Problem: Copy out each line of the data holding "this".
## Begin Records for processing
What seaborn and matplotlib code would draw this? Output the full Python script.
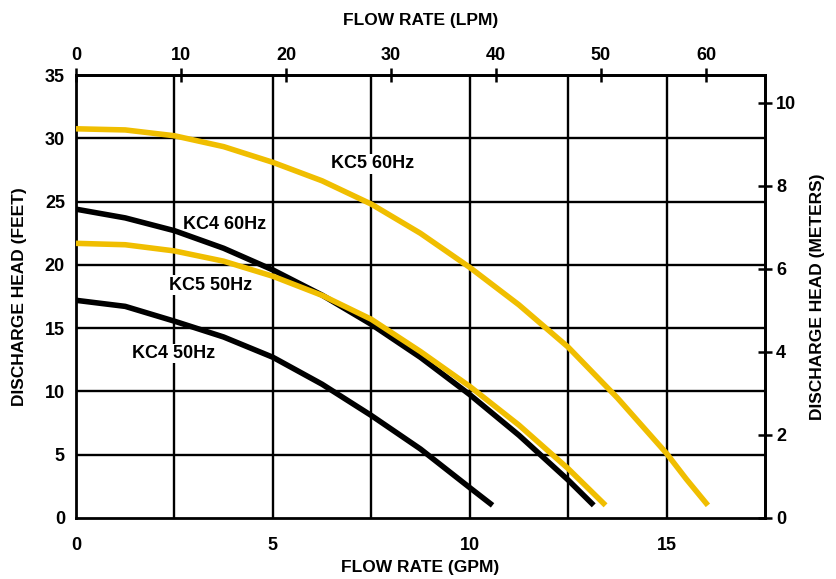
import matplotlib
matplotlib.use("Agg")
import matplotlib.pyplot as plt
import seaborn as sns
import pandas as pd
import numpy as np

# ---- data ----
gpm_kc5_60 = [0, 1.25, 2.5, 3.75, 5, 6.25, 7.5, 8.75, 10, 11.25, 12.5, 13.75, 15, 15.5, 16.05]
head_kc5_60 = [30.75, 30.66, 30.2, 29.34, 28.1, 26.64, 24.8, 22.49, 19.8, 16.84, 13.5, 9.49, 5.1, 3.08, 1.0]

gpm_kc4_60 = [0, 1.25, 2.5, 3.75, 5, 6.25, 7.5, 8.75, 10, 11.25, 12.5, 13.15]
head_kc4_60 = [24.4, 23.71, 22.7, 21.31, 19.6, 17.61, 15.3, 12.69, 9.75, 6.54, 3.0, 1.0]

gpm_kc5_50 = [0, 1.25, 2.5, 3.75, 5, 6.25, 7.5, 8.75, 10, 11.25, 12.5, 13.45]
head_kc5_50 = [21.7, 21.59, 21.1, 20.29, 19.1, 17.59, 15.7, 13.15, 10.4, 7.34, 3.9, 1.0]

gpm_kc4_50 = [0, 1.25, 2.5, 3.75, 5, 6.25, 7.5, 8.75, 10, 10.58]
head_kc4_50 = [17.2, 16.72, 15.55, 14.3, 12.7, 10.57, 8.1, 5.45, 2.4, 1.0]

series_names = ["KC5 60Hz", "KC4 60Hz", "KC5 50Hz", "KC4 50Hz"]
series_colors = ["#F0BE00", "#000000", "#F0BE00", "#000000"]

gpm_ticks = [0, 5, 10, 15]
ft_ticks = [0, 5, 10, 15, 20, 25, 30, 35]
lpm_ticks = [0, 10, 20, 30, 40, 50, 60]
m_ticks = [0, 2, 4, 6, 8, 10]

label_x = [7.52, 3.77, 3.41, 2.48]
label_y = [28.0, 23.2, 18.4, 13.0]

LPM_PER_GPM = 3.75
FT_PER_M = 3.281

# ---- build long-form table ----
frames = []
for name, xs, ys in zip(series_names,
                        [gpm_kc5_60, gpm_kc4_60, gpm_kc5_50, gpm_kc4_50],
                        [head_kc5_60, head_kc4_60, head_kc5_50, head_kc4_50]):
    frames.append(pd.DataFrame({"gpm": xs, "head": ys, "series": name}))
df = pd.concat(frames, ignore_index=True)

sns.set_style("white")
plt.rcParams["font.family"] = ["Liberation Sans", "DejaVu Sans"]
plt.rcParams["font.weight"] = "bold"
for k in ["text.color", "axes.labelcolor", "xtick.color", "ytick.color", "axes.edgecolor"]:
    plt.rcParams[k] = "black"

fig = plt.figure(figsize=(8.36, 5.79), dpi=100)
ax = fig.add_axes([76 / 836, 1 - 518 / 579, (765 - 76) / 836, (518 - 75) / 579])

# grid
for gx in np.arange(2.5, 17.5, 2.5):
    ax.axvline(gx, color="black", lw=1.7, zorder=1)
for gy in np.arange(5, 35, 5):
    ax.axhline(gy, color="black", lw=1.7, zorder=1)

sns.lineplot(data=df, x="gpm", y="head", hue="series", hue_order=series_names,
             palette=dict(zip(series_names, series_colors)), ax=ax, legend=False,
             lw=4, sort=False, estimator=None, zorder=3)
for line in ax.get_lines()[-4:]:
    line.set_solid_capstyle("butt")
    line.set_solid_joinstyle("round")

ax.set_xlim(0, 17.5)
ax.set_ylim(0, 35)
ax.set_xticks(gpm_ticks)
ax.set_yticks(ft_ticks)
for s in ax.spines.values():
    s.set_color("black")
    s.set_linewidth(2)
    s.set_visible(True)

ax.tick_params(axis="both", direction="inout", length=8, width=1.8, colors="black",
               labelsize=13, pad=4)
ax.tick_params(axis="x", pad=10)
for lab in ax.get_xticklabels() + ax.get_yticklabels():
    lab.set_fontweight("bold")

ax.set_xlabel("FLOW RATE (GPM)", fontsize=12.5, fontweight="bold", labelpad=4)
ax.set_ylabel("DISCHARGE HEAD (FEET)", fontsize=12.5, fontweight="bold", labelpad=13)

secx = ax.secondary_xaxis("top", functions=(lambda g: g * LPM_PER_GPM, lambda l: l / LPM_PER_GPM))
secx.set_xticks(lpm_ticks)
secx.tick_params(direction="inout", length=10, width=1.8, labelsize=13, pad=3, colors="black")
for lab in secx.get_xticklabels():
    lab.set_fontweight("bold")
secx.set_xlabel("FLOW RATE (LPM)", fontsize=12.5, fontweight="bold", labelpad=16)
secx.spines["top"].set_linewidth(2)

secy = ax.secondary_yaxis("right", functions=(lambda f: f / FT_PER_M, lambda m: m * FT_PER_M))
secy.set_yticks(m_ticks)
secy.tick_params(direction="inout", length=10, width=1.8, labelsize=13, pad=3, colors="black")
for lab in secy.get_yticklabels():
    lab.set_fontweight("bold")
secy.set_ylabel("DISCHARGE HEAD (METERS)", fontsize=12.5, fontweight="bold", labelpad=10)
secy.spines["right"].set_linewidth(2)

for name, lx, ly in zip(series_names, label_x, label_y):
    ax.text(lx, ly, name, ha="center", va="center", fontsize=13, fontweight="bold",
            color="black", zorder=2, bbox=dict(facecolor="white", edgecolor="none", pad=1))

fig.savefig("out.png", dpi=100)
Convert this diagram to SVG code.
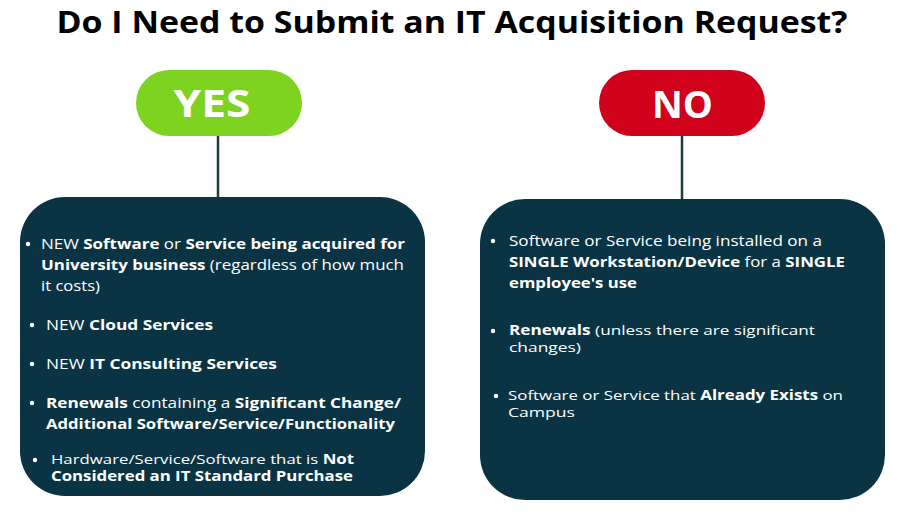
## End Records for processing
Correct result:
What seaborn and matplotlib code would draw this? Output the full Python script.
Convert this diagram to SVG code.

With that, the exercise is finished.